Estimated pre-patch per-frame VIF time at 1080p 8-bit (scale 0 only): ~580 µs vertical + ~420 µs horizontal = ~1 ms total (scale 0). All 4 scales combined: ~1.5 ms per frame.

For authoritative before/after numbers, run the reproducer command below once the RTX 4090 is available.

Decision: tile dimensions¶

The horizontal kernel is launched with BLOCKX=128, BLOCKY=1, val_per_thread=2. Each block produces 256 output columns. Filter half-width half_fw=8 (for fwidth=17). Tile must cover [x_out - 8, x_out + 8] for all 256 outputs: tile width = 256 + 16 = 272. Padding +1 avoids potential stride-32 bank aliasing at future filter widths (272 % 32 = 16, already conflict-free, but +1 is cheap). Per-block smem: 273 × 7 channels × 4 bytes = 7644 bytes. Well within the 48 KB smem budget of Ampere/Ada SMs (leaves ≥40 KB for register spill or future fusion).

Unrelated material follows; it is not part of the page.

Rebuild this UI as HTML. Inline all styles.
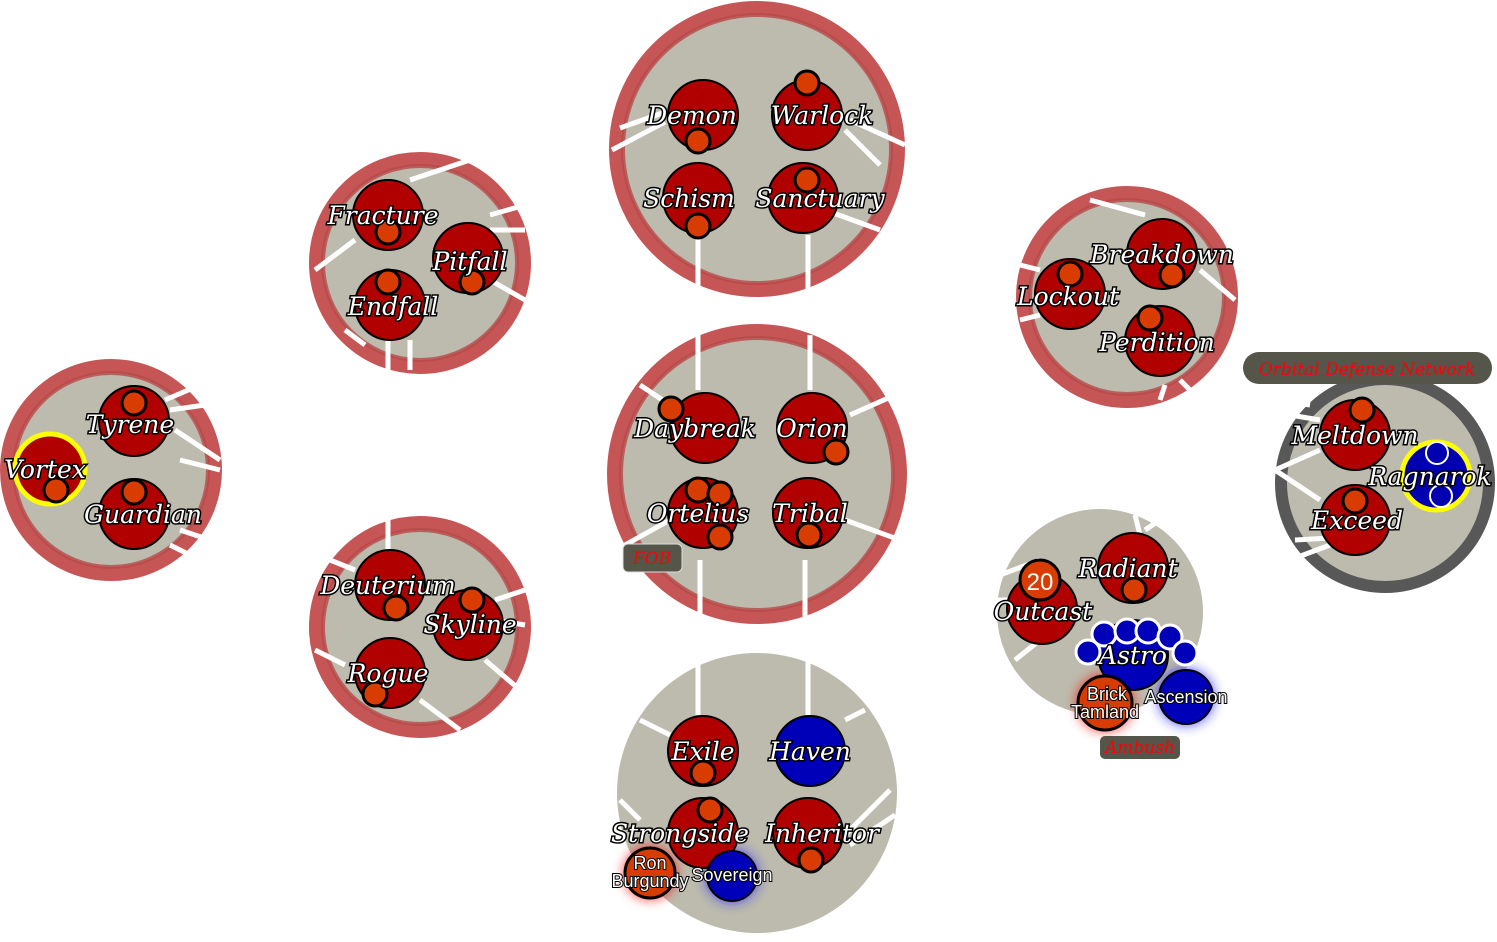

The vertical kernel is launched with BLOCKX=32, BLOCKY=4, val_per_thread=4. Block covers 128 columns × 4 rows. Tile height = 4 + 16 = 20 rows. Per-block smem (8-bit): 2 planes × 128 cols × 20 rows × 1 byte = 5120 bytes. Per-block smem (16-bit): 2 planes × 128 cols × 20 rows × 2 bytes = 10240 bytes. Both fit comfortably.

Decision matrix for tile size alternatives¶

Tile strategy	Smem per block	Expected L2 reduction	Bank conflicts	Chosen
Block-width tile (chosen)	7644 B horizontal, 5–10 KB vertical	7–8× per inner-loop load	None (272 % 32 = 16)	Yes
Half-block-width tile	3.9 KB horiz	Partial; halo threads still miss	None	No — still requires two smem loads per tap on boundaries
2D tile for horizontal	>32 KB	Marginal gain (BLOCKY=1 already)	Row-stride aliasing	No — BLOCKY=1 makes rows irrelevant
Fused vertical+horizontal	>48 KB for 17-tap	Could eliminate tmp buffers entirely	Complex	Deferred to follow-up

Correctness argument¶

All arithmetic is integer fixed-point. Shared-memory staging only moves where values are read from, not what values are read. The smem load phase applies the same two-bounce mirror clamping as the original global-memory reads (reflect at y=0, then at y=h-1). The compute phase is algebraically identical to the original: same filter coefficients, same accumulator widths, same shift-and-round post-processing. Therefore, results are bit-identical.

Verified by python3 scripts/ci/cross_backend_parity_gate.py --features vif --backends cpu cuda --places 4.

Reproducer¶

# Profile before/after (requires RTX 4090, ref.yuv = any 1920x1080 8-bit YUV)
nsys profile --stats=true \
    vmaf -r ref.yuv -d ref.yuv -w 1920 -h 1080 -p 420 -b 8 \
    --feature vif_cuda --backend cuda -o /dev/null --json

# Parity gate
python3 scripts/ci/cross_backend_parity_gate.py \
    --features vif --backends cpu cuda --places 4

# Quick build + unit test
meson setup build -Denable_cuda=true -Denable_sycl=false
ninja -C build
meson test -C build --suite=fast

References¶

.workingdir/perf-audit-cuda-2026-05-16.md wins #1 and #4.
ADR-0214 (GPU parity CI gate).
NVIDIA CUDA C Best Practices Guide §"Shared Memory" and §"Memory Coalescing".